WHAT IS REQUIRED:
Set out every line bearing the string "this".

AVAILABLE DATA:
════════════════

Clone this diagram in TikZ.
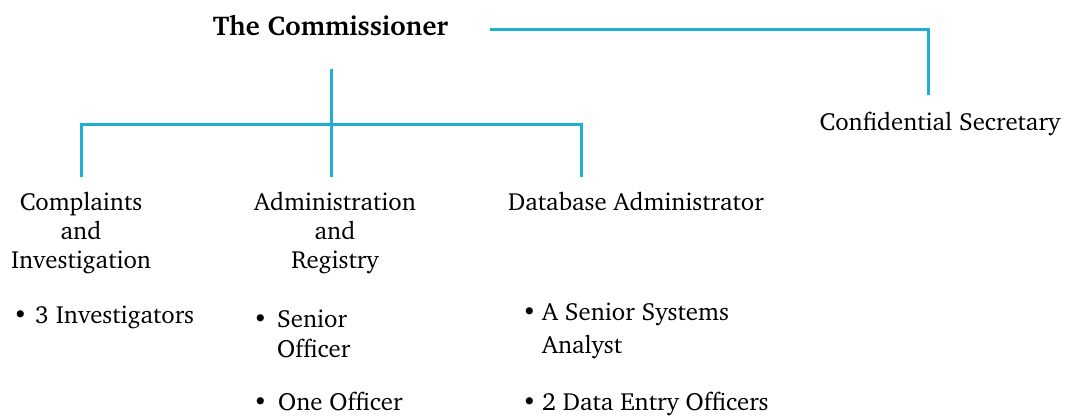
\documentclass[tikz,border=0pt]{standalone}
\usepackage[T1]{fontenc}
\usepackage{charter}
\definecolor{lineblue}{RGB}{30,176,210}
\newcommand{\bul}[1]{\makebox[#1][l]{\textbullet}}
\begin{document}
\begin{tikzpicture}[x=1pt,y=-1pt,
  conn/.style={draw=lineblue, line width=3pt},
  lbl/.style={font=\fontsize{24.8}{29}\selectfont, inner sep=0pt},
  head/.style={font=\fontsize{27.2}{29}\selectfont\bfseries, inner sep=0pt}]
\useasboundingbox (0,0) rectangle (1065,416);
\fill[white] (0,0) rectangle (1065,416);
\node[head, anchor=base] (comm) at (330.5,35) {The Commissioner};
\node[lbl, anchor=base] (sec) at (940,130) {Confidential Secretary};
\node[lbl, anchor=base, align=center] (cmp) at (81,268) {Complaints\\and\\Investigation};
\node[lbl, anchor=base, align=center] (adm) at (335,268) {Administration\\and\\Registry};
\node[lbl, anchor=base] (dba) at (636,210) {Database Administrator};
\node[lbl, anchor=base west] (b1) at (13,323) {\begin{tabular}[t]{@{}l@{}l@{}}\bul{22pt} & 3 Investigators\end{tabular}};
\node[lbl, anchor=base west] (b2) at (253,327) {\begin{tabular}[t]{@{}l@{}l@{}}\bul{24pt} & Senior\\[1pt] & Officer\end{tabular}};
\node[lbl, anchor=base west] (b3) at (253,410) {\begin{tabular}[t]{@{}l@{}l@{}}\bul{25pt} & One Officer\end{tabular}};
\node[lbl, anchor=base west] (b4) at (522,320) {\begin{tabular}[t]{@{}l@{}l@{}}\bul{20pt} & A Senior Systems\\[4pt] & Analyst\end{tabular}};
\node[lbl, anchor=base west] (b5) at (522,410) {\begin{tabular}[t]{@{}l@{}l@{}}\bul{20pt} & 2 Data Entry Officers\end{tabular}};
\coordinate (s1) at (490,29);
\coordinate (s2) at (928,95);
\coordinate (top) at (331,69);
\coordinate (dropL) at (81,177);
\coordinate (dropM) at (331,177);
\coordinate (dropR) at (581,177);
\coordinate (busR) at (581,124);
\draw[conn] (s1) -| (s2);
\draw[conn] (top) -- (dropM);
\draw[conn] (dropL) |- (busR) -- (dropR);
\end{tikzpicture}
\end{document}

════════════════

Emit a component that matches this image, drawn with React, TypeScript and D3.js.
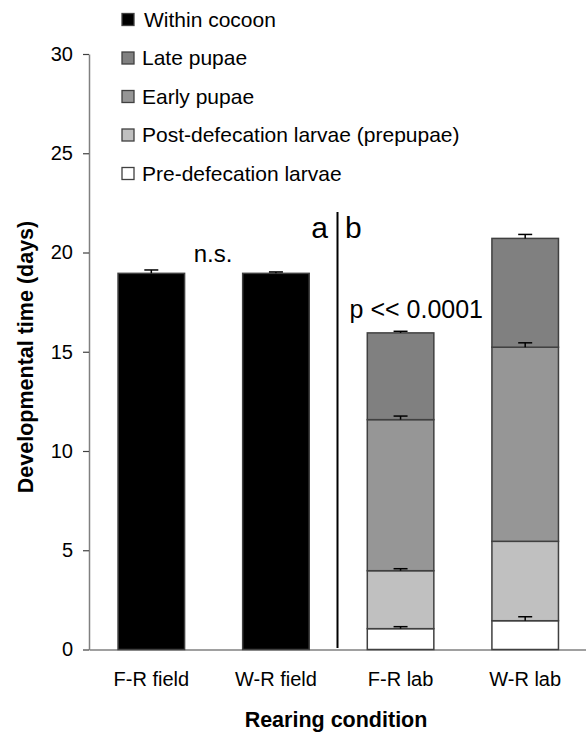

════════════════

RIGHT ANSWER:
Clone this diagram in TikZ.
Emit a component that matches this image, drawn with React, TypeScript and D3.js.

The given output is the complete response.